The August Patch Tuesday update for Windows 11 version 24H2 (KB5063878) has sparked concern across online communities, with users reporting SSD—and in some cases HDD—failures and data corruption issues.
Initially, both Microsoft and SSD manufacturer Phison suggested there was no connection between the update and the storage problems. But over the weekend, members of the Facebook group PCDIY claimed that pre-release firmware might be the real cause.
Phison has since responded with a detailed statement shared with Neowin. According to the company, the testing that pointed to failures involved SSDs running engineering preview firmware, not the retail firmware used in consumer products.
Phison explained:
- The drives tested by PCDIY were using early engineering firmware, not the final consumer-ready version.

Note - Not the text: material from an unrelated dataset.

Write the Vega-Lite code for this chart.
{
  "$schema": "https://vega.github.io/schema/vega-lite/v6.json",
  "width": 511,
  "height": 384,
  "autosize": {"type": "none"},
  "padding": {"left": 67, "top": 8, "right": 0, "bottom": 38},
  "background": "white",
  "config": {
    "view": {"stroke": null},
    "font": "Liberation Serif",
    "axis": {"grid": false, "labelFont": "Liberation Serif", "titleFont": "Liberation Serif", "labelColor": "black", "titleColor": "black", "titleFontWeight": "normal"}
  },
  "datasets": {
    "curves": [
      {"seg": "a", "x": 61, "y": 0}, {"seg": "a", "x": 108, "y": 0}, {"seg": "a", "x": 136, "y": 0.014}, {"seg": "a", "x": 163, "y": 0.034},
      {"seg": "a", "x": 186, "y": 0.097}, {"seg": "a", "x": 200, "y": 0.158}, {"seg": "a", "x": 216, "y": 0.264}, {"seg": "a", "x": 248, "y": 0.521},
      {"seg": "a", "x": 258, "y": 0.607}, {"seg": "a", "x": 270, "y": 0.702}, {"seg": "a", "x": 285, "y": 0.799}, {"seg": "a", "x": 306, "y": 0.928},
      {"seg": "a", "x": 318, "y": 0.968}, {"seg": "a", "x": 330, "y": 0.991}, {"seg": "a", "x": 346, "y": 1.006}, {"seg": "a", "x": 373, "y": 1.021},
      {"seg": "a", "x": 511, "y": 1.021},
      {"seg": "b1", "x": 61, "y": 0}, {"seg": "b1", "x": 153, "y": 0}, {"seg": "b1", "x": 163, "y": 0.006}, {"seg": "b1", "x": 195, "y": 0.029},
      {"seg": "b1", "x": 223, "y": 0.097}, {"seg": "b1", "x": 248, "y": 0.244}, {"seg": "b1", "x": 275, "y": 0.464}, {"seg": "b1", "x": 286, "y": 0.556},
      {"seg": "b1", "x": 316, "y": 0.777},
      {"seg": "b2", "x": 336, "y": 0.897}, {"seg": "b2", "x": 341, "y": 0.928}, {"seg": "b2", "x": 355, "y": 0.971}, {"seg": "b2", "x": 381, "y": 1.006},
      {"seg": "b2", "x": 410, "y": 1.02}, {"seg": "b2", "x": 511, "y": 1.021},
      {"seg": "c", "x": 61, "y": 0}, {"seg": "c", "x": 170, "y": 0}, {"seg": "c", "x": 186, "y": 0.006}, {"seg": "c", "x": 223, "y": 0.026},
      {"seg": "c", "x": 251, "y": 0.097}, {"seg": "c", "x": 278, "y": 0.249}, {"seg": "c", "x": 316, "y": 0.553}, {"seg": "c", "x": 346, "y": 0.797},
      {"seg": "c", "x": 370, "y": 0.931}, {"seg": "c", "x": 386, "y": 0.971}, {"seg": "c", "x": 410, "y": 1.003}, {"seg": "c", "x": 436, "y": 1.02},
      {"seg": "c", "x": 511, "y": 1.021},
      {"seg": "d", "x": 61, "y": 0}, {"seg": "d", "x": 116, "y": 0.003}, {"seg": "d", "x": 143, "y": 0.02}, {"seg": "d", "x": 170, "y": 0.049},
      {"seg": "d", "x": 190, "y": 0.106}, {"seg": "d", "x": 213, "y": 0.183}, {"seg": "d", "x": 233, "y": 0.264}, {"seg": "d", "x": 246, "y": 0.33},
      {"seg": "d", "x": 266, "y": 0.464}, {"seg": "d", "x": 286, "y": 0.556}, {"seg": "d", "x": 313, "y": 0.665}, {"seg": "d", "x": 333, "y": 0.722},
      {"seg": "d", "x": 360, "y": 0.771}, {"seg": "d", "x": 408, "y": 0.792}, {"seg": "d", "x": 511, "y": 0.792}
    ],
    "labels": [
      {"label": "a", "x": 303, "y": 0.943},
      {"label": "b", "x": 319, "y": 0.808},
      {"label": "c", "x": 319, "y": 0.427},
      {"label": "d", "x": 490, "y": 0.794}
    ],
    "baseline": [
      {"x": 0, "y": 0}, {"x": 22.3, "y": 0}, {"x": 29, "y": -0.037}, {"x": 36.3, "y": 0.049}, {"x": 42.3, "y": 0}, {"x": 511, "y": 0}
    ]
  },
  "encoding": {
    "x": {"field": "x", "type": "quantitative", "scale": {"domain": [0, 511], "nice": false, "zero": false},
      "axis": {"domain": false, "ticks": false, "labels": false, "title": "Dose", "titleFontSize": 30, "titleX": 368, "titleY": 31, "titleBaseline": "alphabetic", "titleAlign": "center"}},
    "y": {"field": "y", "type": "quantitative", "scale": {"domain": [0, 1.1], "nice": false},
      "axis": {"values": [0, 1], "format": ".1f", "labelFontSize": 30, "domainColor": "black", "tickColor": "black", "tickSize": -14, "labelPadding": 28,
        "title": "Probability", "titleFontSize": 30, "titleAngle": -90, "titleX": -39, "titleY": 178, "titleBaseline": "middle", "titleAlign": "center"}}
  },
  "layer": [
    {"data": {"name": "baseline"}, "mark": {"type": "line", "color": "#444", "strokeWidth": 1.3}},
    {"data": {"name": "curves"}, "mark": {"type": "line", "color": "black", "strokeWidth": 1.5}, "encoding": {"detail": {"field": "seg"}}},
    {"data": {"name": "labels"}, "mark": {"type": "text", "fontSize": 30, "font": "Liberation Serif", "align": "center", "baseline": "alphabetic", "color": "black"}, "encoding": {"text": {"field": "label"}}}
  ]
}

- When Phison repeated the same stress tests—large 100GB/1TB writes—on the Corsair Force Series MP600 2TB SSD with retail firmware, no crashes or failures occurred.
- Failures only appeared when using the non-retail engineering firmware paired with the Phison E16 NAND controller.
In short, retail versions of affected drives remain safe, and consumer models available on the market are not experiencing the reported issues.
At the time of writing, Corsair has not released its own statement on the matter, though one is expected soon. We’ll keep this story updated once the company comments publicly.